You can claim you got your car for practical reasons, but we all know you like to mash the gas pedal and have a little fun every chance you get. But with a busted PCV valve, you’ll have some engine issues, including stalling, a rough idle, and incorrect idle speeds.
Leaks of any kind are never fun. If your car is leaking oil, it may be due to a busted PCV valve causing excess pressure in the crankcase.
Yeah, yeah, yeah big shot. You like to ignore the check engine light, we get it. Let me let you in on a little secret: what’s ailing your car won’t disappear just because of your blissful ignorance. The warning light will likely illuminate if your car is having a PCV valve issue, and, I repeat: it won’t just disappear.
Well, isn’t that just a glorious pairing of words? If your engine has a buildup of sludge, it’s quite possibly a failing PCV valve.

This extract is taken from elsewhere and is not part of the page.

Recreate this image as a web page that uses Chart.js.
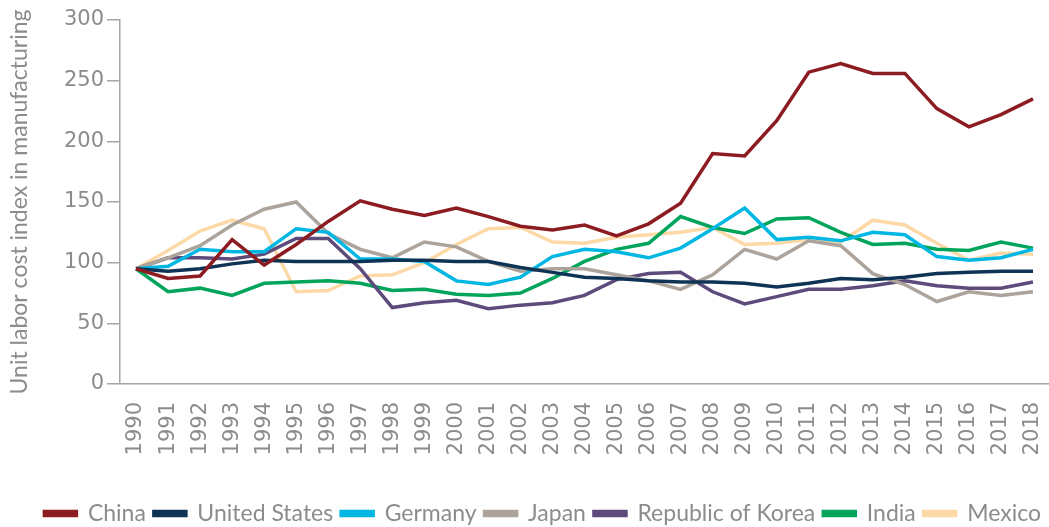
<!DOCTYPE html>
<html>
<head>
<meta charset="utf-8">
<script src="https://cdn.jsdelivr.net/npm/chart.js@4/dist/chart.umd.min.js"></script>
<style>
  html, body { margin: 0; padding: 0; background: #fff; overflow: hidden; }
  /* a little taller than the window so the legend sits where it does in the original */
  #wrap { width: 1049px; height: 535px; position: relative; }
</style>
</head>
<body>
<div id="wrap"><canvas id="c"></canvas></div>
<script>
// years on the x axis
const years = ['1990','1991','1992','1993','1994','1995','1996','1997','1998','1999',
  '2000','2001','2002','2003','2004','2005','2006','2007','2008','2009',
  '2010','2011','2012','2013','2014','2015','2016','2017','2018'];

// unit labor cost index
const china = [95, 87, 89, 119, 98, 115, 134, 151, 144, 139, 145, 138, 130, 127, 131, 122, 132, 149, 190, 188,
  217, 257, 264, 256, 256, 227, 212, 222, 235];
const unitedStates = [95, 93, 95, 99, 102, 101, 101, 101, 102, 102, 101, 101, 96, 92, 88, 87, 85, 84, 84, 83,
  80, 83, 87, 86, 88, 91, 92, 93, 93];
const germany = [95, 97, 111, 109, 109, 128, 125, 103, 103, 101, 85, 82, 88, 105, 111, 109, 104, 112, 128, 145,
  119, 121, 118, 125, 123, 105, 102, 104, 111];
const japan = [95, 104, 114, 131, 144, 150, 124, 111, 104, 117, 113, 101, 93, 95, 95, 90, 85, 78, 90, 111,
  103, 118, 114, 91, 82, 68, 76, 73, 76];
const korea = [95, 104, 104, 103, 107, 120, 120, 95, 63, 67, 69, 62, 65, 67, 73, 86, 91, 92, 76, 66,
  72, 78, 78, 81, 85, 81, 79, 79, 84];
const india = [95, 76, 79, 73, 83, 84, 85, 83, 77, 78, 74, 73, 75, 87, 101, 111, 116, 138, 129, 124,
  136, 137, 125, 115, 116, 111, 110, 117, 112];
const mexico = [95, 110, 126, 135, 128, 76, 77, 89, 90, 100, 115, 128, 129, 117, 116, 121, 123, 125, 129, 115,
  116, 119, 117, 135, 131, 116, 102, 108, 107];

const yTicks = [0, 50, 100, 150, 200, 250, 300];

const grey = '#8c8c8c';
const axisGrey = '#a6a6a6';

function line(label, data, color) {
  return {
    label: label,
    data: data,
    borderColor: color,
    backgroundColor: color,
    borderWidth: 3.5,
    pointRadius: 0,
    tension: 0,
    fill: false
  };
}

const config = {
  type: 'line',
  data: {
    labels: years,
    datasets: [
      line('China', china, '#8c1c22'),
      line('United States', unitedStates, '#0f3354'),
      line('Germany', germany, '#00b7e3'),
      line('Japan', japan, '#aca39b'),
      line('Republic of Korea', korea, '#5d4b7b'),
      line('India', india, '#00a45a'),
      line('Mexico', mexico, '#fed9a8')
    ]
  },
  options: {
    responsive: true,
    maintainAspectRatio: false,
    animation: false,
    layout: { padding: { top: 20, right: 0, bottom: 0, left: 0 } },
    plugins: {
      tooltip: { enabled: false },
      legend: {
        position: 'bottom',
        align: 'end',
        labels: {
          boxWidth: 32,
          boxHeight: 4,
          padding: 8,
          color: grey,
          font: { family: 'Lato', size: 23 }
        }
      }
    },
    scales: {
      x: {
        offset: true,
        grid: { display: false },
        border: { display: true, color: axisGrey, width: 1.5 },
        ticks: {
          color: grey,
          minRotation: 90,
          maxRotation: 90,
          autoSkip: false,
          padding: 10,
          font: { family: 'DejaVu Sans', size: 21 }
        },
        afterFit: function (scale) {
          scale.height = 110;
          scale.paddingLeft = 0;
          scale.paddingRight = 0;
        }
      },
      y: {
        min: 0,
        max: 300,
        afterBuildTicks: function (scale) {
          scale.ticks = yTicks.map(v => ({ value: v }));
        },
        grid: {
          drawOnChartArea: false,
          drawTicks: true,
          tickLength: 13,
          color: axisGrey,
          lineWidth: 1.5
        },
        border: { display: true, color: axisGrey, width: 1.5 },
        ticks: {
          color: grey,
          padding: 3,
          font: { family: 'DejaVu Sans', size: 21 }
        },
        title: {
          display: true,
          text: 'Unit labor cost index in manufacturing',
          color: grey,
          padding: { top: 6, bottom: 0 },
          font: { family: 'Lato', size: 23 }
        },
        afterFit: function (scale) { scale.width = 120; }
      }
    }
  }
};

new Chart(document.getElementById('c'), config);
</script>
</body>
</html>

Chances are, you won’t notice if there’s oil in the air intake system. Don’t take that personally, you just don’t seem like the type of person to be tinkering with the air intake system in your spare time. But a mechanic might notice it, and if they do, they’ll probably want to check your PCV valve.
If your PCV valve is calling in sick, sludge build up and major engine damage may occur. So you can fix the PCV valve immediately, and nip the issue in the bud, or you can let it fester and cause a domino effect of issues. You do the math.